Big river bets dominate the memory of a hand. People remember the shove, the overbet, the shocked reaction, and the final tank call or fold. They do not always remember whether the line that led there actually supported such a large size.

That is why Ryan-style hands are useful. They make it easier to ask whether the size is saying something real or just trying to look forceful.

Polar sizing only works when the range is truly polar

Beginners often use the word “polarized” too casually.

A player is not polarized just because the bet is huge. A player is polarized when the range behind the size is genuinely concentrated around strong value and bluffs, with very few medium-strength hands left.

That distinction matters.

If the line still contains many bluff-catchers, thin value hands, or awkward middling holdings, then the overbet may be telling a cleaner story than the range can actually support. In that case, the size becomes suspicious. If the range truly does condense into nuts or air, the overbet can be excellent.

Ryan-style hands are worth reviewing because they push a beginner to answer the core question:

Does this range really want to bet this big?

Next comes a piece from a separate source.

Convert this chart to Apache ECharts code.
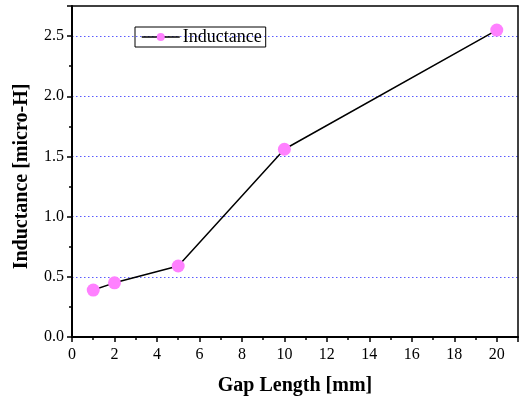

The board decides whether the story is believable

One of the biggest leaks in hand review is talking about size without talking about the board.

The board determines who should have more nut hands, who gets capped, and which draws can miss by the river. Some runouts clearly favor the preflop aggressor. Some give the caller more hidden strength. Some create natural overbet spots because the bettor can credibly hold many strong hands and the caller is left with bluff-catchers.

Other boards do the opposite.

Ryan-style river spots are useful because they force beginners to read the board before admiring the aggression. If the runout does not support many value combinations for the bettor, the overbet may be overreaching. If the board strongly supports the line, then the size may be doing exactly what it should do: making bluff-catchers miserable.

Large sizings target specific hands

Another common beginner mistake is believing a big bluff tries to fold “everything.”

That is not how strong bluffs work. They aim at a specific region. Usually that means medium-strength hands that arrived naturally at the river and hate facing a price that threatens their whole stack share of the pot.

The bettor is not trying to beat the nuts. The bettor is trying to move hands that are good enough to call smaller bets and weak enough to fold when the price becomes extreme.

That is why Ryan-style overbet hands are valuable study material. They teach precision. If the opponent’s range contains many stubborn bluff-catchers, the size may print. If the opponent is already condensed around strong continues, the same size may burn money.

The power is in the target, not the theatrics.

Bluff-catching against overbets still starts with price

Huge river bets also teach an important defensive lesson. A suspicious overbet is not an automatic call.

When a large size goes in, many newer players react emotionally. The bet feels too dramatic. The story seems too perfect. The timing looks fake. But the decision still belongs to pot odds and range composition first.

How often does the call need to win? Which bluffs actually missed? Which value hands get here at full frequency? Does your hand block the right value combos or the wrong bluffs?

These questions are what make a bluff-catch responsible instead of impulsive.

Ryan-style hands are good because they remind a beginner that calling large bets requires as much discipline as making them.

What beginners should keep

Keep the habit of testing whether the size matches the range.

Big river bets are part of serious poker. They are not automatically fake and they are not automatically genius. They are only as good as the value story, the board logic, and the target they attack.

The useful Ryan lesson is simple: a huge river bet only becomes professional when there are enough real hands underneath it.